— BEGIN Input for this task —
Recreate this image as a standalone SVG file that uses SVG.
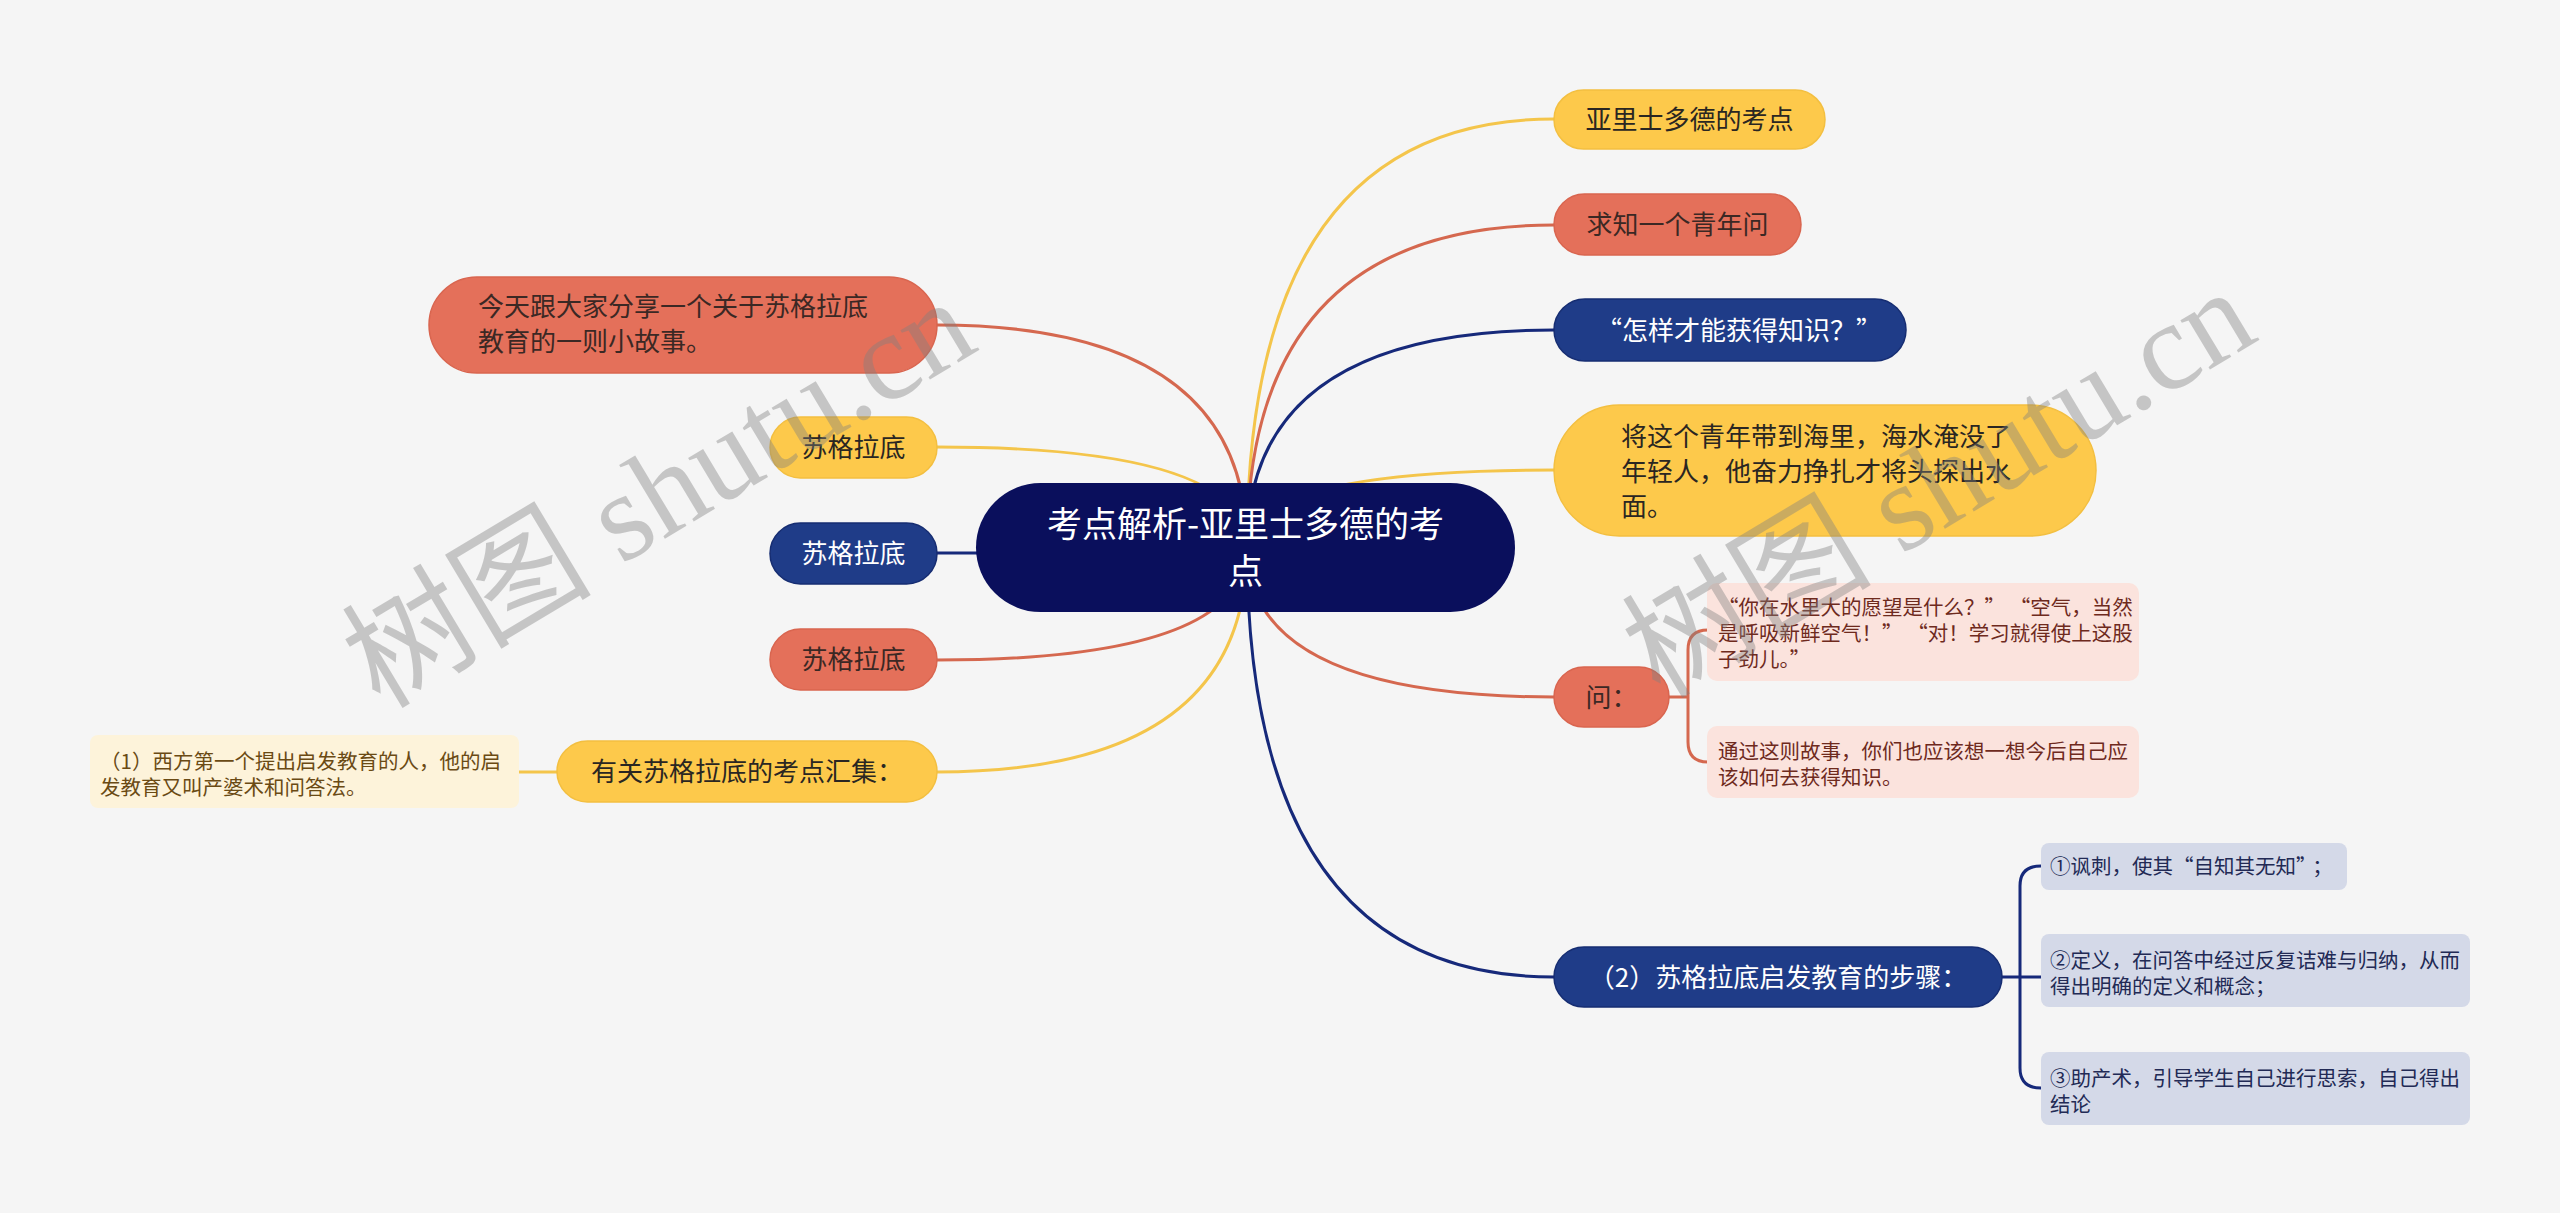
— END Input for this task —
— BEGIN Input for this task —
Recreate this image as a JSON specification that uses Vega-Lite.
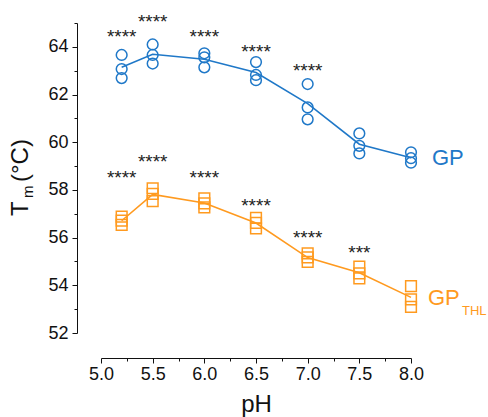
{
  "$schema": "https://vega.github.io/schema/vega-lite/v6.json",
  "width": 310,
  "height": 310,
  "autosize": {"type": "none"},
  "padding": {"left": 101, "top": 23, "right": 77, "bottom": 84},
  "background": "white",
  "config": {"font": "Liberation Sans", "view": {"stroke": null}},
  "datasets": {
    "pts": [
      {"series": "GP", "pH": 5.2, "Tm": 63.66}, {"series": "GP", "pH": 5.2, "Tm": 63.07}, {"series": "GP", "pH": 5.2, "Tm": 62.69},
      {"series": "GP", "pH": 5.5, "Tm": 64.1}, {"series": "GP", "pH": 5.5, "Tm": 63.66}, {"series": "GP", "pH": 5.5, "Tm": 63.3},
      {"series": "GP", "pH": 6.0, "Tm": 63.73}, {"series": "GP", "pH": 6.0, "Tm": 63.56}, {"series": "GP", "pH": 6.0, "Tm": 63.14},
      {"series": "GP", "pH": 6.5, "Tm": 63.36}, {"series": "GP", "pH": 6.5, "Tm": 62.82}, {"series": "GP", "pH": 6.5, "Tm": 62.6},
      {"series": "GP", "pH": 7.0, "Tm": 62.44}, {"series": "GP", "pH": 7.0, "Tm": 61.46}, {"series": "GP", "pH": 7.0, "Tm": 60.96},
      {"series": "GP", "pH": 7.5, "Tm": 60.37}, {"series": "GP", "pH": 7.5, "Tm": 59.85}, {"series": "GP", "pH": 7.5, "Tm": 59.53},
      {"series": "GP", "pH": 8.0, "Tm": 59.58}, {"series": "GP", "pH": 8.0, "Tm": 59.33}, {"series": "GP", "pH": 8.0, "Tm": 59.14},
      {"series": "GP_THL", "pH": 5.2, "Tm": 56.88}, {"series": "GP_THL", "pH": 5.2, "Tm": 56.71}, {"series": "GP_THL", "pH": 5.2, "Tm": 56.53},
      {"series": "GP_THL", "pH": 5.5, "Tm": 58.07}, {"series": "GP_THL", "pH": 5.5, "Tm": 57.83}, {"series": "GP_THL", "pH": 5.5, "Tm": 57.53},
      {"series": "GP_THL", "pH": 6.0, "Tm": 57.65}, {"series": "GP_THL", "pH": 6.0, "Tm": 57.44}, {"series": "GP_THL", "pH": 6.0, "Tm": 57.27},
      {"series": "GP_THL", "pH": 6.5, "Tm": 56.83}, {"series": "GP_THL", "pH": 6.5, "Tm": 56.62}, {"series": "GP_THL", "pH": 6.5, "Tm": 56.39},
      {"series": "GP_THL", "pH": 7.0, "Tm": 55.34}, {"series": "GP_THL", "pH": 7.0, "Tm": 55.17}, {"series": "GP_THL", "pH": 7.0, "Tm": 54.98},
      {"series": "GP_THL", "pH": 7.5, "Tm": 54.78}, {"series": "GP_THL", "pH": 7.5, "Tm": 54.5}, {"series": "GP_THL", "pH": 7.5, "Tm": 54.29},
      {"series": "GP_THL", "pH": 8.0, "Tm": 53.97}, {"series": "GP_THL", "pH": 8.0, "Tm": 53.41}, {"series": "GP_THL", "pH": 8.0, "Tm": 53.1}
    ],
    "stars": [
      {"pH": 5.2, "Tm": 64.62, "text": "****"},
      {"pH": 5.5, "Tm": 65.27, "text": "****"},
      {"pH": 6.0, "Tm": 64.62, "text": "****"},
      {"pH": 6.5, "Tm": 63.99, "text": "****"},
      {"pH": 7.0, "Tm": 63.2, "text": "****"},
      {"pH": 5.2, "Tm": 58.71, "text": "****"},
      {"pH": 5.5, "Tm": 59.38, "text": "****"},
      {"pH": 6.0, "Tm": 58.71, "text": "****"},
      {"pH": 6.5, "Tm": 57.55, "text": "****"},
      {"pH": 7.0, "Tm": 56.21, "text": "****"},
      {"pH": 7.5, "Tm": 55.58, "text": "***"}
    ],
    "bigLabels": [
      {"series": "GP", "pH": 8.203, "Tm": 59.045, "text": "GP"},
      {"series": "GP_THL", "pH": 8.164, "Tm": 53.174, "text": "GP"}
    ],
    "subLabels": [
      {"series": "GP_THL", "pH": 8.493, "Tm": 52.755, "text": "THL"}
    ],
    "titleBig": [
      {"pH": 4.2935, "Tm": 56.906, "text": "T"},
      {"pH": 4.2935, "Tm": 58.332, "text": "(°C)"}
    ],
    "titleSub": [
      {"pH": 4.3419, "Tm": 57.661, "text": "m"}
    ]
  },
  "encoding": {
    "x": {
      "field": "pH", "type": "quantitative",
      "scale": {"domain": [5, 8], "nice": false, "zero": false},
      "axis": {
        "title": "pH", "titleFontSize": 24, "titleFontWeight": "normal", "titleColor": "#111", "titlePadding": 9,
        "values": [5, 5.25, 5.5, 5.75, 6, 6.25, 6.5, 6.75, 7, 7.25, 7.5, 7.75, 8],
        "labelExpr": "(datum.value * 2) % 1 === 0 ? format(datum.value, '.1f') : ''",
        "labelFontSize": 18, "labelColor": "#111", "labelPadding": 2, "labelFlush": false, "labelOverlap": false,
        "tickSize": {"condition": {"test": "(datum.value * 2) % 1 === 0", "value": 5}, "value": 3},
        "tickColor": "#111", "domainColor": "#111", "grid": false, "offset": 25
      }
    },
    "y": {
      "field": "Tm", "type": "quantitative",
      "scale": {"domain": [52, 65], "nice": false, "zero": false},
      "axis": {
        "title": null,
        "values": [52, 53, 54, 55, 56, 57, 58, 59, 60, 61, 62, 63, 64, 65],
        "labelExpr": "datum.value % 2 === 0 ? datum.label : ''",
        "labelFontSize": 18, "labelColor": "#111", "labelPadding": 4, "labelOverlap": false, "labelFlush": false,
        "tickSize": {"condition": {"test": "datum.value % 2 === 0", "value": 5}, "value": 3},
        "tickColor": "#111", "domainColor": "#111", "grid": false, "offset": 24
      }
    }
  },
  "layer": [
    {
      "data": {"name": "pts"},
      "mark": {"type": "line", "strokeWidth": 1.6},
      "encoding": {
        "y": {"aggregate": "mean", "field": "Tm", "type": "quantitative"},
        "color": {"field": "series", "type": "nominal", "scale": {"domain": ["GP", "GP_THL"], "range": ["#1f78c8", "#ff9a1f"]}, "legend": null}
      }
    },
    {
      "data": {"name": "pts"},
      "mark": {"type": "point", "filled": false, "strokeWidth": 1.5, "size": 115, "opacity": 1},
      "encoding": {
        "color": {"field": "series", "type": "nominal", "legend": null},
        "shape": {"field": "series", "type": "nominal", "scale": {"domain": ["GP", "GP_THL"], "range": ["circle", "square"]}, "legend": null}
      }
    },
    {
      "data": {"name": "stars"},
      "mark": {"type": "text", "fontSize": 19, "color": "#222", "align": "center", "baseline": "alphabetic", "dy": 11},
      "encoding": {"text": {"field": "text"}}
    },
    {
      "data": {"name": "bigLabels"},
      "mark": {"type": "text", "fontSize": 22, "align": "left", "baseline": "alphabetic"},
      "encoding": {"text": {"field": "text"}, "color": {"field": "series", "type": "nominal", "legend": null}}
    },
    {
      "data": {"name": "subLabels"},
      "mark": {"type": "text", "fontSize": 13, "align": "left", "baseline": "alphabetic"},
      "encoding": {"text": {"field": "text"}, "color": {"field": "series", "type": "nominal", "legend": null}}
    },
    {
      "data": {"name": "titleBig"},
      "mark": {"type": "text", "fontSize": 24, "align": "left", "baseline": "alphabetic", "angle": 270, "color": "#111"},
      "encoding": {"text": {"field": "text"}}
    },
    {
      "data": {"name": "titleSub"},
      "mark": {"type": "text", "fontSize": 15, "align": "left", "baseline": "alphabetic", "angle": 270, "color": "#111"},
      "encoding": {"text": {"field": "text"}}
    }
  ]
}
— END Input for this task —
■ What the exercise asks
State the number of lines holding the word "that" in the listing. Add nothing else.

■ Response to this exercise
2